The Daily Nation newspaper noted sarcastically that the last time a British prime minister came to Kenya, “Land Rover was the official government car, East African Industries [now Unilever] was market leader and most Kenyans banked at Barclays.”
Despite all the hype, May’s delegation came away from Britain’s former colonies with little of substance, further exposing Britain’s catastrophic political, diplomatic and economic decline over the last decades.
May’s much-televised timorous and awkward attempts to dance with school children in South Africa epitomised the trip. She refused to discuss their urgent pleas to reduce the cost and difficulty of obtaining work, study or holiday visas to visit Britain or to extend visa exemptions, even though the National Health Service is dependent on African health care workers to staff its facilities, and foreign students entering British universities are one of the country’s most important export earners. The number of Africans studying in the UK has fallen from 17,815 in 2012-2013 to 13,990 in 2016-2017.

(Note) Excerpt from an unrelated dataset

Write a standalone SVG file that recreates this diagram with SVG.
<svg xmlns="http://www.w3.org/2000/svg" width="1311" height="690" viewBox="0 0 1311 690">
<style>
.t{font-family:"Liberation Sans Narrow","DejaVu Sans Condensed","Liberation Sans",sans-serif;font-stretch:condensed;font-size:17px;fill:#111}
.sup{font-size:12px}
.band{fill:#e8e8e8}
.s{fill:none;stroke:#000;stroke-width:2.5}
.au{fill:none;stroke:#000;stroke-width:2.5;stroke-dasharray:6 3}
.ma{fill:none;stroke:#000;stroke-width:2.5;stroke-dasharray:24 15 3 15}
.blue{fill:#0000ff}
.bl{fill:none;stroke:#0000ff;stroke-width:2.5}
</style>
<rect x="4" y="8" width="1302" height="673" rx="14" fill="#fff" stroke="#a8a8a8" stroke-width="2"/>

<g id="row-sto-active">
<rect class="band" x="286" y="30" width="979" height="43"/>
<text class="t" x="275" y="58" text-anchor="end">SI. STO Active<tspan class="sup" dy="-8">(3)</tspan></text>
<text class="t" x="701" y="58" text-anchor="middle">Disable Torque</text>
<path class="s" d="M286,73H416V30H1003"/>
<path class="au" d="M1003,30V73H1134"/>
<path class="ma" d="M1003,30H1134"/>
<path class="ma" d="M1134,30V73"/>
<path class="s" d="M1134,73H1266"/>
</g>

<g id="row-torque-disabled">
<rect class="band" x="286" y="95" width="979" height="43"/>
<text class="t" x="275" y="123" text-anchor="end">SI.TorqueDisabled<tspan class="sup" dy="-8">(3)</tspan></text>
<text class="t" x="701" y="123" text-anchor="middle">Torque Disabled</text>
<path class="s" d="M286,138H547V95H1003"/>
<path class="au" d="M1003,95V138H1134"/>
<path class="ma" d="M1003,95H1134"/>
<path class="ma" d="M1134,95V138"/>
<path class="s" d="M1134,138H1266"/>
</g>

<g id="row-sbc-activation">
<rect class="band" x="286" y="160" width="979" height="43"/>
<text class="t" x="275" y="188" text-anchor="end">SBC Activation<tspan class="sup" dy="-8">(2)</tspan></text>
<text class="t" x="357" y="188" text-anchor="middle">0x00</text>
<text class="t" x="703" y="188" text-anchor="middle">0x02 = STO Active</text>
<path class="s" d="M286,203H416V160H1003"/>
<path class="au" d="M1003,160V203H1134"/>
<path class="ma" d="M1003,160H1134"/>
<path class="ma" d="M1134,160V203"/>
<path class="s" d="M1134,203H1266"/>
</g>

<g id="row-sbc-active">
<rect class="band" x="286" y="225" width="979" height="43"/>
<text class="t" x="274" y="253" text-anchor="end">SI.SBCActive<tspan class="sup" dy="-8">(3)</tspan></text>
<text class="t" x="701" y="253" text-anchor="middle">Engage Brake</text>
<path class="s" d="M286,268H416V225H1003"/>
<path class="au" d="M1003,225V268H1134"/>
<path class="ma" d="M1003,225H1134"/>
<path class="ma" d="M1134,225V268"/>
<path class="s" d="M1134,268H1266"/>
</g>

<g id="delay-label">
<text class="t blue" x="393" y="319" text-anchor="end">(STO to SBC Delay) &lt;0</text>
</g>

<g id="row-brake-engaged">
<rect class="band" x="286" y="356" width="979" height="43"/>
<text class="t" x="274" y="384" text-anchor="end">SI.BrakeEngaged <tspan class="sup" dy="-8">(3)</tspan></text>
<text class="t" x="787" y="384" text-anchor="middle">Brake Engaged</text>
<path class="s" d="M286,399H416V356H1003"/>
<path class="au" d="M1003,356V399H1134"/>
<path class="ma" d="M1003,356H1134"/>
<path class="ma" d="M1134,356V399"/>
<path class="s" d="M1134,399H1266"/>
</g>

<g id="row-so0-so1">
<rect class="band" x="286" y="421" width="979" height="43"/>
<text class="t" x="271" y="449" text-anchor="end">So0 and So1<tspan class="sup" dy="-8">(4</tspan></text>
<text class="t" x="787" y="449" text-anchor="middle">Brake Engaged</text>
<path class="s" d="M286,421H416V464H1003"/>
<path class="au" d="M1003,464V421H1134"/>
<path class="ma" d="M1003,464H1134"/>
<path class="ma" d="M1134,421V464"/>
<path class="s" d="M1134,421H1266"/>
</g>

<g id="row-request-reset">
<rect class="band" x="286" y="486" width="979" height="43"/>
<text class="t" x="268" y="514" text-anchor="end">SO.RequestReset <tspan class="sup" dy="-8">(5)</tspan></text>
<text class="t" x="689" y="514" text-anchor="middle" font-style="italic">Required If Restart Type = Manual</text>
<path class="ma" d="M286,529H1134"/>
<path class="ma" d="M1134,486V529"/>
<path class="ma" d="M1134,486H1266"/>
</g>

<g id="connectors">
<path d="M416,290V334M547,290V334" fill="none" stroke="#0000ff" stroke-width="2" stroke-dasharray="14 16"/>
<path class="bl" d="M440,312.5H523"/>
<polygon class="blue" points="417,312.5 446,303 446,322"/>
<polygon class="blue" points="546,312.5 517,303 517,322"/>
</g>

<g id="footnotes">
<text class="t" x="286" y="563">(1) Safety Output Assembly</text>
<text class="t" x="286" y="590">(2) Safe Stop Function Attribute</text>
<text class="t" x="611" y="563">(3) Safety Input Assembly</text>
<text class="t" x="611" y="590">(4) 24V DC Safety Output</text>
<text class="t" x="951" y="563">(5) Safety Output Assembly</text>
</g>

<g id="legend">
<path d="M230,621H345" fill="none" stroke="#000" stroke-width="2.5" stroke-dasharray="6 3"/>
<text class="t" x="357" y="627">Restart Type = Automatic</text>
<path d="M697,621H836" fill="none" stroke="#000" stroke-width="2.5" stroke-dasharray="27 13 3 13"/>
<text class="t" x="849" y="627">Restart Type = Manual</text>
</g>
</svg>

Whereas May’s trip was the first by a prime minister since 2011, aside from David Cameron’s brief trip to attend Nelson Mandela’s funeral in 2013, French President Emmanuel Macron has already visited eight African countries and Chinese leaders have made no fewer than 79 trips since 2007.
Britain’s declining position in Africa is reflected in the number of its diplomatic missions, just 31, compared to Germany’s 39, China’s 46, and America’s 49. France has 42 in sub-Saharan Africa alone. Turkey, which had 12 embassies in 2009 now has 39, while India announced in July it would open 12 new embassies. Crucially, Britain has had no less than six ministers of state for Africa since 2012.
Aware that she had little to offer, May conceded that Britain could not match the “economic might” of China or the US. Just days after her visit, Beijing is hosting the huge Forum on China-Africa Cooperation, expected to be the largest ever, where China will welcome dozens of African heads of state and is expected to offer new trade and finance deals. It follows President Xi Jinping’s second tour of Africa when he visited Senegal, Rwanda, Mauritius and South Africa.